The U.S. Government today released a tiny portion of the “treasure trove” of info, files, etc. snared by Navy Seals Team Six when they smoked Osama bin Laden in his compost, er, compound in Pakistan. The most interesting document, according to the main street media, was Osama’s job application he was using to recruit future terrorists. “Willing to do a suicide bombing? If so, please list your closest contact so that we may inform them when you become a martyr.” Don’t remember that question when I applied in high school at Dutch Oven Pizza in my home town or Pella, Iowa, or when I took jobs at Chrysler, Nissan and Ford.
What I found most interesting in the “treasure trove” was a passing reference to bin Laden’s correspondences with his family not living with him while ensconced in his “palace” in Pakistan. I can only imagine how they read:
Dear Osama Jr. One, Osama Jr. Two, Osama Jr. Three – oh Hell, one through 16 – and my four of five wives not suffering here with us in Pakistan (especially Karen XXOOXXOO):
Allahu Akbar. Merry Jihad and hows yous doing (learned that last phrase from a couple of jihadists in “Jersey” I Facebooked a couple of months ago.) Sorry I have not written in some time, but I cannot totally trust the UPPS – the Unreliable Pakistani Postal Service – and I have not tried to email you do to the shenanigans at the NSA. (Oh, shenanigans is an Irish term that I became aware of and just find it fun and fitting; therefore al Qaeda will never bomb Ireland. They are safe. For me, it is good to be green.)

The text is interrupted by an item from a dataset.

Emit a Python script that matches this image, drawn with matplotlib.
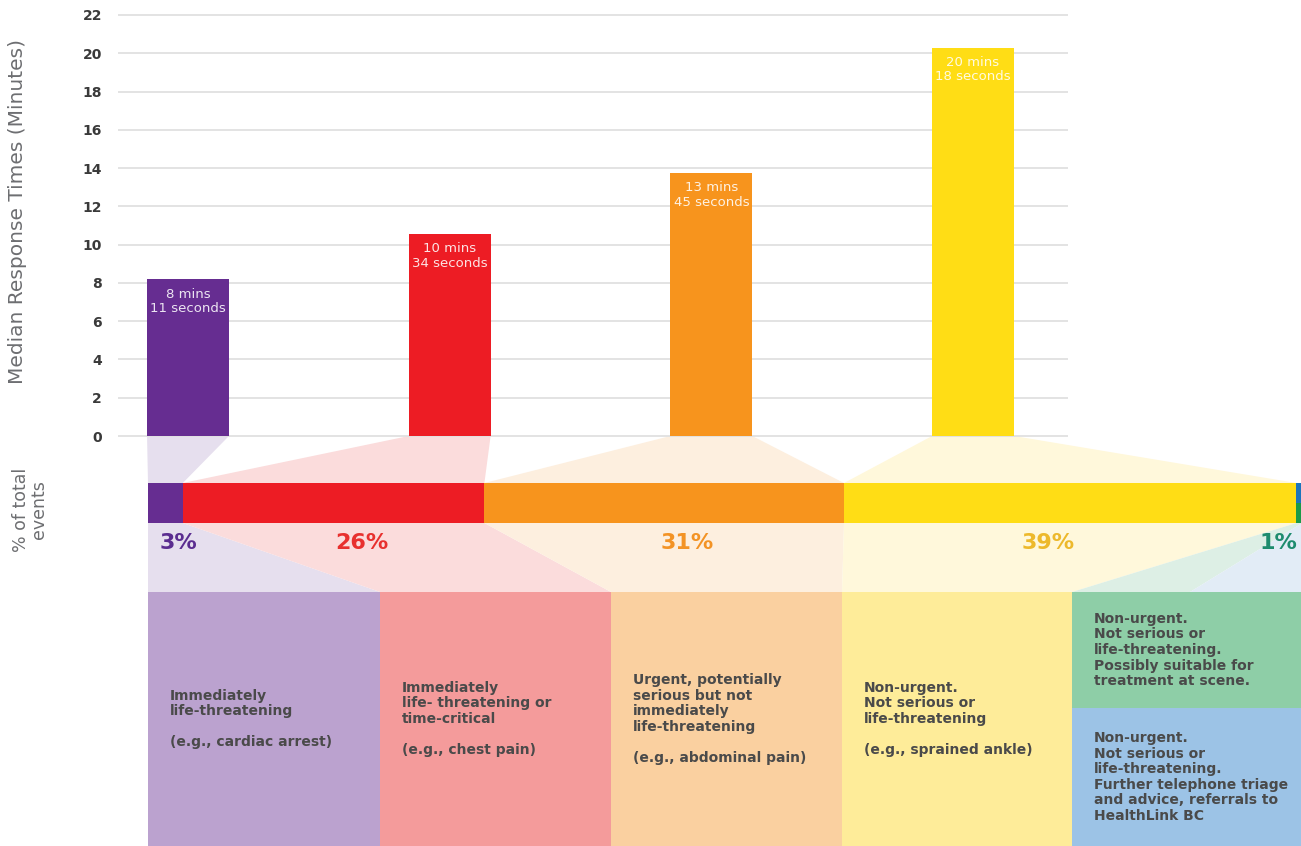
import matplotlib
matplotlib.use('Agg')
import matplotlib.pyplot as plt
from matplotlib.patches import Polygon, Rectangle
import numpy as np

# ---------------- data ----------------
categories = ['Immediately life-threatening', 'Immediately life-threatening or time-critical',
              'Urgent, potentially serious', 'Non-urgent']
response_minutes = [8.183, 10.567, 13.75, 20.3]
response_labels = ['8 mins\n11 seconds', '10 mins\n34 seconds',
                   '13 mins\n45 seconds', '20 mins\n18 seconds']
y_ticks = [0, 2, 4, 6, 8, 10, 12, 14, 16, 18, 20, 22]

share_pct = [3, 26, 31, 39, 1]
share_labels = ['3%', '26%', '31%', '39%', '1%']

box_texts = [
    'Immediately\nlife-threatening\n\n(e.g., cardiac arrest)',
    'Immediately\nlife- threatening or\ntime-critical\n\n(e.g., chest pain)',
    'Urgent, potentially\nserious but not\nimmediately\nlife-threatening\n\n(e.g., abdominal pain)',
    'Non-urgent.\nNot serious or\nlife-threatening\n\n(e.g., sprained ankle)',
    'Non-urgent.\nNot serious or\nlife-threatening.\nPossibly suitable for\ntreatment at scene.',
    'Non-urgent.\nNot serious or\nlife-threatening.\nFurther telephone triage\nand advice, referrals to\nHealthLink BC',
]

# ---------------- styles ----------------
main_colors = ['#662D91', '#ED1C24', '#F7941D', '#FFDD15']
blue_c, green_c = '#1C75BC', '#1A9A48'
tint_colors = ['#E6DFEE', '#FBDCDC', '#FDEFDF', '#FFF8DB']
green_tint, blue_tint = '#DDEFE5', '#E2ECF6'
box_colors = ['#BBA2CF', '#F49B9B', '#FAD0A0', '#FEEC99', '#8ECEA7', '#9CC3E6']
pct_colors = ['#5B2D90', '#E8302E', '#F39325', '#EDB92B', '#1E8C6E']
text_dark = '#4A4A4A'

W, H = 1301, 846
fig = plt.figure(figsize=(W / 100, H / 100), dpi=100)
fig.patch.set_facecolor('white')

bg = fig.add_axes([0, 0, 1, 1])
bg.set_xlim(0, W)
bg.set_ylim(H, 0)
bg.axis('off')

# ---------- top bar chart ----------
px_per_min = 421 / 22
pad = 0.06
ax_bottom = 436 + pad * px_per_min
ax_height = (22 + 2 * pad) * px_per_min
ax = fig.add_axes([118 / W, 1 - ax_bottom / H, 950 / W, ax_height / H])
ax.patch.set_alpha(0)
bar_w = 0.313
bx = np.arange(len(response_minutes))
ax.bar(bx, response_minutes, width=bar_w, color=main_colors, zorder=3)
ax.set_xlim(-0.2675, 3.363)
ax.set_ylim(-pad, 22 + pad)
ax.set_yticks(y_ticks)
ax.set_xticks([])
ax.yaxis.grid(True, color='#E0E0E0', lw=1.3)
ax.set_axisbelow(True)
for s in ax.spines.values():
    s.set_visible(False)
ax.tick_params(axis='y', length=0, pad=11.5, labelsize=10, labelcolor='#3A3A3A')
for lab in ax.get_yticklabels():
    lab.set_fontweight('bold')
for xi, v, lab in zip(bx, response_minutes, response_labels):
    ax.annotate(lab, (xi, v), xytext=(0, -6), textcoords='offset points',
                ha='center', va='top', fontsize=9.5, color='white', alpha=0.88,
                linespacing=1.15, zorder=4)

# ---------- stacked share bar ----------
px_per_pct = 11.6
axm = fig.add_axes([148 / W, 1 - 523 / H, 100 * px_per_pct / W, 40 / H])
axm.set_xlim(0, 100)
axm.set_ylim(-0.5, 0.5)
axm.axis('off')
lefts = np.concatenate([[0], np.cumsum(share_pct)[:-1]])
for i in range(4):
    axm.barh(0, share_pct[i], left=lefts[i], height=1, color=main_colors[i], lw=0)
axm.barh(0.25, share_pct[4], left=lefts[4], height=0.5, color=blue_c, lw=0)
axm.barh(-0.25, share_pct[4], left=lefts[4], height=0.5, color=green_c, lw=0)

label_x = [1.0, 18.4, 46.5, 77.6, 99.1]
label_ha = ['left', 'center', 'center', 'center', 'right']
for i in range(5):
    axm.text(label_x[i], -1.0, share_labels[i], ha=label_ha[i], va='center',
             fontsize=16, fontweight='bold', color=pct_colors[i], clip_on=False)

# ---------- boxes ----------
box_left = [148, 380, 611, 842, 1072, 1072]
box_right = [380, 611, 842, 1072, 1301, 1301]
box_top = [592, 592, 592, 592, 592, 708]
box_bot = [846, 846, 846, 846, 708, 846]
for i in range(6):
    bg.add_patch(Rectangle((box_left[i], box_top[i]), box_right[i] - box_left[i],
                           box_bot[i] - box_top[i], color=box_colors[i], lw=0, zorder=1))
    bg.text(box_left[i] + 22, (box_top[i] + box_bot[i]) / 2, box_texts[i],
            ha='left', va='center', fontsize=10, fontweight='bold', color=text_dark,
            linespacing=1.15, zorder=2)


# ---------- connecting trapezoids ----------
def to_bg(axis, x, y):
    d = axis.transData.transform((x, y))
    return bg.transData.inverted().transform(d)


for i in range(4):
    p1 = to_bg(ax, bx[i] - bar_w / 2, 0)
    p2 = to_bg(ax, bx[i] + bar_w / 2, 0)
    p3 = to_bg(axm, lefts[i] + share_pct[i], 0.5)
    p4 = to_bg(axm, lefts[i], 0.5)
    bg.add_patch(Polygon([p1, p2, p3, p4], closed=True, color=tint_colors[i], lw=0, zorder=0.5))
    q1 = to_bg(axm, lefts[i], -0.5)
    q2 = to_bg(axm, lefts[i] + share_pct[i], -0.5)
    bg.add_patch(Polygon([q1, q2, (box_right[i], 592), (box_left[i], 592)], closed=True,
                         color=tint_colors[i], lw=0, zorder=0.5))

q1 = to_bg(axm, lefts[4], -0.5)
qm = to_bg(axm, lefts[4] + share_pct[4] / 2, -0.5)
q2 = to_bg(axm, lefts[4] + share_pct[4], -0.5)
bg.add_patch(Polygon([q1, qm, (1190, 592), (box_left[4], 592)], closed=True,
                     color=green_tint, lw=0, zorder=0.5))
bg.add_patch(Polygon([qm, q2, (box_right[4], 592), (1190, 592)], closed=True,
                     color=blue_tint, lw=0, zorder=0.5))

# ---------- axis titles ----------
bg.text(18, 212, 'Median Response Times (Minutes)', rotation=90, ha='center', va='center',
        fontsize=14.5, color='#6D6E71')
bg.text(30, 510, '% of total\nevents', rotation=90, ha='center', va='center',
        fontsize=12.5, color='#6D6E71', linespacing=1.05)

fig.savefig('out.png', dpi=100)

Sorry, I got waylaid. (Waylaid is not a reference to the considerable Western porn I have been viewing, ah, er, in order to reinforce my hatred for the sickness of the United States of America and its former President George W. Bush and that Dick, Cheney.)
I hope you are all safe and look forward to the day we are a family again, sitting in the “No American Living Room” (I just cracked myself up) and watching videos of the 9/11 triumph against the Satans, my strike on the U.S.S. Cole in Yemen, and previous greatest “hits” like the original World Trade Center bombing and the killings of U.S. Marines in Beirut back when that sick man Reagan was Satan Number One. They are truly America’s “Funniest Home Videos.” I, seriously, have to grab my sides when I watch them; they are a laugh riot, kind of like Caddyshack and Stripes with Bill Murray. One of my five wives will make a really big batch of popcorn – yes, organic, don’t worry — and I promise to import some of those real-sugar Coca-Colas from Mexico if you promise to behave yourselves.
Attached is a check for 30 million dollars. Try to make it last as I am getting short on funds. The Accounts Payable buttheads in the Iranian government are very slow to pay and Kim Jong Ill, the Castros and Chavez are asking for very detailed expense reports and I, unfortunately, lost my receipts earlier tonight when a couple of errant helicopters flew over the house just seconds ago and blew them out the window, only to be eaten by goats.
Love to talk more, but someone is now knocking on the door. Probably Domino’s Pizza. Don’t tell anyone but I ordered a pie with Canadian Bacon and ham. Hey, living large.